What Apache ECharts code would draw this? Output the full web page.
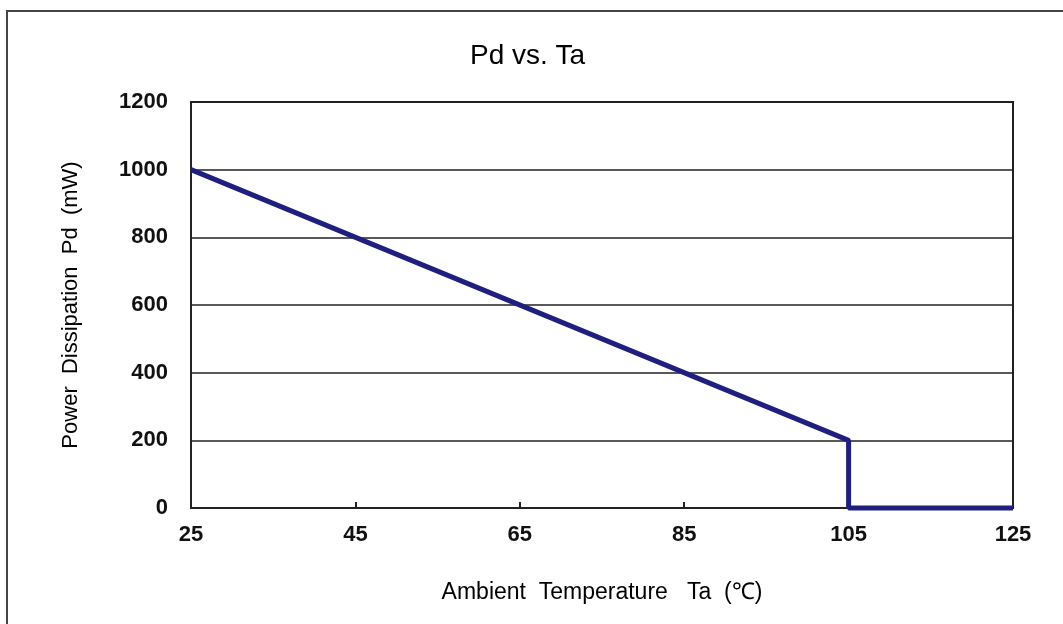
<!DOCTYPE html>
<html><head><meta charset="utf-8">
<script src="https://cdn.jsdelivr.net/npm/echarts@6/dist/echarts.min.js"></script>
<style>html,body{margin:0;padding:0;background:#fff}#c{width:1063px;height:624px}</style>
</head><body><div id="c"></div>
<script>
const temps = [25, 105, 105, 125];
const pd = [1000, 200, 0, 0];
const xTicks = [25, 45, 65, 85, 105, 125];
const yTicks = [0, 200, 400, 600, 800, 1000, 1200];
const title = 'Pd vs. Ta';
const xName = 'Ambient  Temperature   Ta  (℃)';
const yName = 'Power  Dissipation  Pd  (mW)';

const chart = echarts.init(document.getElementById('c'), null, {renderer: 'canvas'});
chart.setOption({
  animation: false,
  backgroundColor: '#fff',
  title: {text: title, left: 465, top: 37,
    textStyle: {fontFamily: 'Liberation Sans', fontSize: 28, fontWeight: 'normal', color: '#000'}},
  graphic: [{type: 'rect', shape: {x: 7, y: 11, width: 1200, height: 800},
    style: {fill: null, stroke: '#444', lineWidth: 2}, silent: true}],
  grid: {left: 191, right: 50, top: 102, bottom: 116, show: true, borderColor: '#222', borderWidth: 2},
  xAxis: {type: 'value', min: 25, max: 125, interval: 20,
    name: xName, nameLocation: 'middle', nameGap: 73,
    nameTextStyle: {fontFamily: 'Liberation Sans', fontSize: 23, color: '#000'},
    axisLine: {show: true, lineStyle: {color: '#222', width: 2}},
    axisTick: {show: true, inside: true, length: 6, lineStyle: {color: '#222', width: 2}},
    splitLine: {show: false},
    axisLabel: {margin: 16, fontFamily: 'Liberation Sans', fontSize: 22, fontWeight: 'bold', color: '#111',
      formatter: v => xTicks.includes(v) ? String(v) : ''}},
  yAxis: {type: 'value', min: 0, max: 1200, interval: 200,
    name: yName, nameLocation: 'middle', nameGap: 109,
    nameTextStyle: {fontFamily: 'Liberation Sans', fontSize: 22, color: '#000'},
    axisLine: {show: true, lineStyle: {color: '#222', width: 2}},
    axisTick: {show: false},
    splitLine: {show: true, lineStyle: {color: '#222', width: 1.5}},
    axisLabel: {margin: 23, fontFamily: 'Liberation Sans', fontSize: 22, fontWeight: 'bold', color: '#111',
      formatter: v => yTicks.includes(v) ? String(v) : ''}},
  series: [{type: 'line', data: temps.map((t, i) => [t, pd[i]]), symbol: 'none',
    lineStyle: {color: '#1f1f7f', width: 5}, clip: false}]
});
</script></body></html>
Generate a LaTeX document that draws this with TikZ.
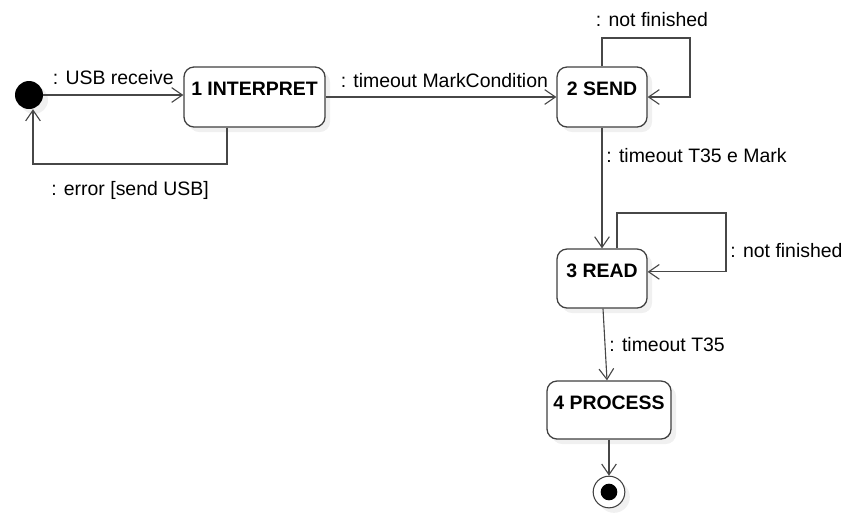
\documentclass[tikz,border=0pt]{standalone}
\usepackage{fontspec}
\setmainfont{Liberation Sans}
\usepackage{tikz}
\usetikzlibrary{arrows.meta, shadows}

\begin{document}
\begin{tikzpicture}[
            x=0.03cm, y=-0.03cm,
            font=\fontsize{16.6}{19}\selectfont,
            line/.style={draw=black!72, line width=0.95pt},
            arrow/.style={line, -{Straight Barb[length=0.32cm, width=0.44cm]}},
            softshadow/.style={drop shadow={opacity=0.12, shadow xshift=0.15cm, shadow yshift=-0.15cm}},
            statebox/.style={rectangle, rounded corners=0.3cm, draw=black!75, line width=1.1pt, fill=white,
                softshadow, font=\fontsize{16.6}{19}\selectfont\bfseries,
                inner xsep=0pt, inner ysep=0pt, text height=0.84cm, text depth=0.96cm},
            startdot/.style={circle, fill=black, minimum size=0.84cm, inner sep=0pt, softshadow},
            enddot/.style={circle, draw=black!75, line width=0.9pt, fill=white, minimum size=0.95cm,
                inner sep=0pt, softshadow},
        ]
            \useasboundingbox (0,0) rectangle (848,519);

            \node[startdot] (start) at (29, 95) {};
            \node[statebox, minimum width=4.23cm] (interpret) at (254.5, 97) {1 INTERPRET};
            \node[statebox, minimum width=2.7cm] (send) at (602, 97) {2 SEND};
            \node[statebox, minimum width=2.7cm, text depth=0.93cm] (read) at (602, 278.5) {3 READ};
            \node[statebox, minimum width=3.72cm, text depth=0.9cm] (process) at (609, 410) {4 PROCESS};
            \node[enddot] (finish) at (609, 492) {};
            \node[circle, fill=black, minimum size=0.5cm, inner sep=0pt] (finishdot) at (finish) {};

            \coordinate (errdown) at (227, 164);
            \coordinate (errleft) at (33, 164);
            \coordinate (sendcorner) at (690, 38);
            \coordinate (readcorner) at (726, 213);

            \draw[arrow] (start.east) -- (start.east -| interpret.west)
                node[midway, above=0.18cm] (usblabel) {: USB receive};
            \draw[arrow] (interpret.south -| errdown) -- (errdown)
                -- (errleft) node[midway, below=0.39cm] (errlabel) {: error [send USB]}
                -- (errleft |- start.south);
            \draw[arrow] (interpret.east) -- (send.west)
                node[midway, above=0.15cm, xshift=0.1cm] (marklabel) {: timeout MarkCondition};
            \draw[arrow] (send.north) -- (send.north |- sendcorner)
                -- (sendcorner) node[midway, above=0.2cm, xshift=0.18cm] (sendlooplabel) {: not finished}
                -- (sendcorner |- send.east) -- (send.east);
            \draw[arrow] (send.south) -- (read.north)
                node[pos=0.23, right] (t35marklabel) {: timeout T35 e Mark};
            \draw[arrow] ([xshift=0.45cm]read.north) -- ([xshift=0.45cm]read.north |- readcorner)
                -- (readcorner)
                -- ([yshift=0.2cm]read.east -| readcorner) node[pos=0.63, right] (readlooplabel) {: not finished}
                -- ([yshift=0.2cm]read.east);
            \draw[arrow] ([xshift=0.03cm]read.south) -- ([xshift=-0.06cm]process.north)
                node[midway, right] (t35label) {: timeout T35};
            \draw[arrow] (process.south) -- (finish.north);
        \end{tikzpicture}
\end{document}
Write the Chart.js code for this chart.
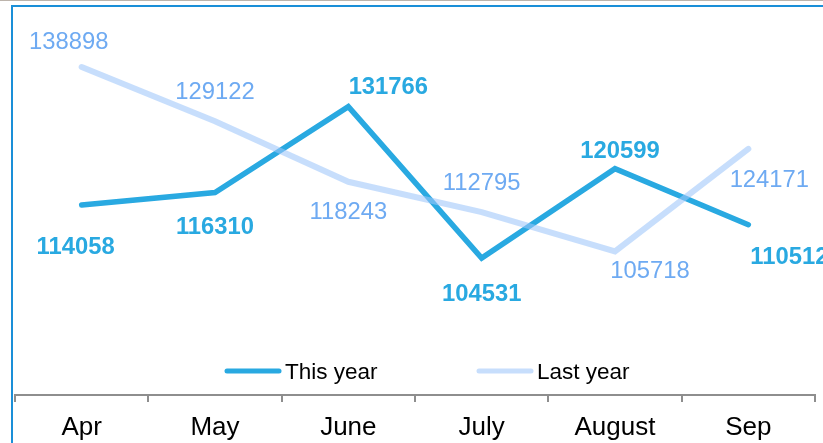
<!DOCTYPE html>
<html>
<head>
<meta charset="utf-8">
<script src="https://cdn.jsdelivr.net/npm/chart.js@4.4.1/dist/chart.umd.min.js"></script>
<style>
  html, body { margin: 0; padding: 0; background: #ffffff; overflow: hidden; }
  #c { display: block; }
</style>
</head>
<body>
<canvas id="c" width="823" height="443"></canvas>
<script>
// ---- data ----
const categories = ["Apr", "May", "June", "July", "August", "Sep"];
const thisYear = [114058, 116310, 131766, 104531, 120599, 110512];
const lastYear = [138898, 129122, 118243, 112795, 105718, 124171];
const seriesNames = ["This year", "Last year"];

const FONT = "'Liberation Sans', Arial, sans-serif";

// label offsets (styling: where each value label sits relative to its point)
const labelOffsets = [
  [[-6, 40], [0, 33], [40, -21], [0, 34], [5, -19], [41, 31]],
  [[-13, -26.5], [0, -31], [0, 29], [0, -31], [35, 18], [21, 30]]
];

const framePlugin = {
  id: 'frame',
  beforeDraw(chart) {
    const ctx = chart.ctx;
    ctx.save();
    ctx.fillStyle = '#ffffff';
    ctx.fillRect(0, 0, chart.width, chart.height);
    ctx.fillStyle = '#bcb4ac';
    ctx.fillRect(0, 0, chart.width, 1);
    ctx.fillStyle = '#1a8fd8';
    ctx.fillRect(11, 5, chart.width, 2);
    ctx.fillRect(11, 5, 2, chart.height);
    ctx.restore();
  }
};

const valueLabelPlugin = {
  id: 'valueLabels',
  afterDatasetsDraw(chart, args, opts) {
    const ctx = chart.ctx;
    ctx.save();
    ctx.textAlign = 'center';
    ctx.textBaseline = 'alphabetic';
    chart.data.datasets.forEach((ds, di) => {
      const meta = chart.getDatasetMeta(di);
      const st = opts.styles[di];
      ctx.font = st.font;
      ctx.fillStyle = st.color;
      meta.data.forEach((pt, i) => {
        const off = opts.offsets[di][i];
        const x = pt.x + off[0];
        const y = pt.y + off[1] + st.capHalf;
        ctx.fillText(String(ds.data[i]), x, y);
      });
    });
    ctx.restore();
  }
};

const innerLegendPlugin = {
  id: 'innerLegend',
  afterDraw(chart, args, opts) {
    const ctx = chart.ctx;
    ctx.save();
    ctx.font = opts.font;
    ctx.textBaseline = 'alphabetic';
    ctx.textAlign = 'left';
    chart.data.datasets.forEach((ds, di) => {
      const x0 = opts.starts[di];
      ctx.strokeStyle = ds.borderColor;
      ctx.lineWidth = 5;
      ctx.lineCap = 'round';
      ctx.beginPath();
      ctx.moveTo(x0 + 2, opts.y);
      ctx.lineTo(x0 + opts.lineLen - 2, opts.y);
      ctx.stroke();
      ctx.fillStyle = '#000000';
      ctx.fillText(ds.label, x0 + opts.lineLen + 4, opts.y + 8);
    });
    ctx.restore();
  }
};

new Chart(document.getElementById('c'), {
  type: 'line',
  data: {
    labels: categories,
    datasets: [
      {
        label: seriesNames[0],
        data: thisYear,
        borderColor: '#29a9e1',
        borderWidth: 5.5,
        borderCapStyle: 'round',
        borderJoinStyle: 'miter',
        pointRadius: 0,
        tension: 0,
        fill: false,
        order: 2
      },
      {
        label: seriesNames[1],
        data: lastYear,
        borderColor: 'rgba(158,199,250,0.58)',
        borderWidth: 6,
        borderCapStyle: 'round',
        borderJoinStyle: 'miter',
        pointRadius: 0,
        tension: 0,
        fill: false,
        order: 1
      }
    ]
  },
  options: {
    responsive: false,
    devicePixelRatio: 1,
    animation: false,
    events: [],
    layout: { padding: { left: 15, right: 8, top: 20, bottom: 0 } },
    plugins: {
      legend: { display: false },
      tooltip: { enabled: false },
      valueLabels: {
        offsets: labelOffsets,
        styles: [
          { font: "bold 23.8px " + FONT, color: '#29a9e1', capHalf: 8.5 },
          { font: "23.8px " + FONT, color: '#6eaaf2', capHalf: 8.5 }
        ]
      },
      innerLegend: {
        font: "22.5px " + FONT,
        starts: [225, 477],
        lineLen: 56,
        y: 371
      }
    },
    scales: {
      x: {
        offset: true,
        afterFit(scale) { scale.height = 48; },
        grid: {
          offset: true,
          drawOnChartArea: false,
          drawTicks: true,
          tickLength: 7,
          color: '#8e8e8e',
          lineWidth: 2
        },
        border: { display: true, color: '#8e8e8e', width: 2 },
        ticks: {
          color: '#000000',
          font: { family: FONT, size: 26 },
          padding: 10,
          maxRotation: 0,
          autoSkip: false
        }
      },
      y: {
        display: false,
        min: 79884,
        max: 147354
      }
    }
  },
  plugins: [framePlugin, valueLabelPlugin, innerLegendPlugin]
});
</script>
</body>
</html>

----

PROBLEM REQUIREMENTS
Copy nothing but the lines from the first one in the listing through the line with "const yName = 'Power", and omit the pictures.

EXERCISE RESULT
What Apache ECharts code would draw this? Output the full web page.
<!DOCTYPE html>
<html><head><meta charset="utf-8">
<script src="https://cdn.jsdelivr.net/npm/echarts@6/dist/echarts.min.js"></script>
<style>html,body{margin:0;padding:0;background:#fff}#c{width:1063px;height:624px}</style>
</head><body><div id="c"></div>
<script>
const temps = [25, 105, 105, 125];
const pd = [1000, 200, 0, 0];
const xTicks = [25, 45, 65, 85, 105, 125];
const yTicks = [0, 200, 400, 600, 800, 1000, 1200];
const title = 'Pd vs. Ta';
const xName = 'Ambient  Temperature   Ta  (℃)';
const yName = 'Power  Dissipation  Pd  (mW)';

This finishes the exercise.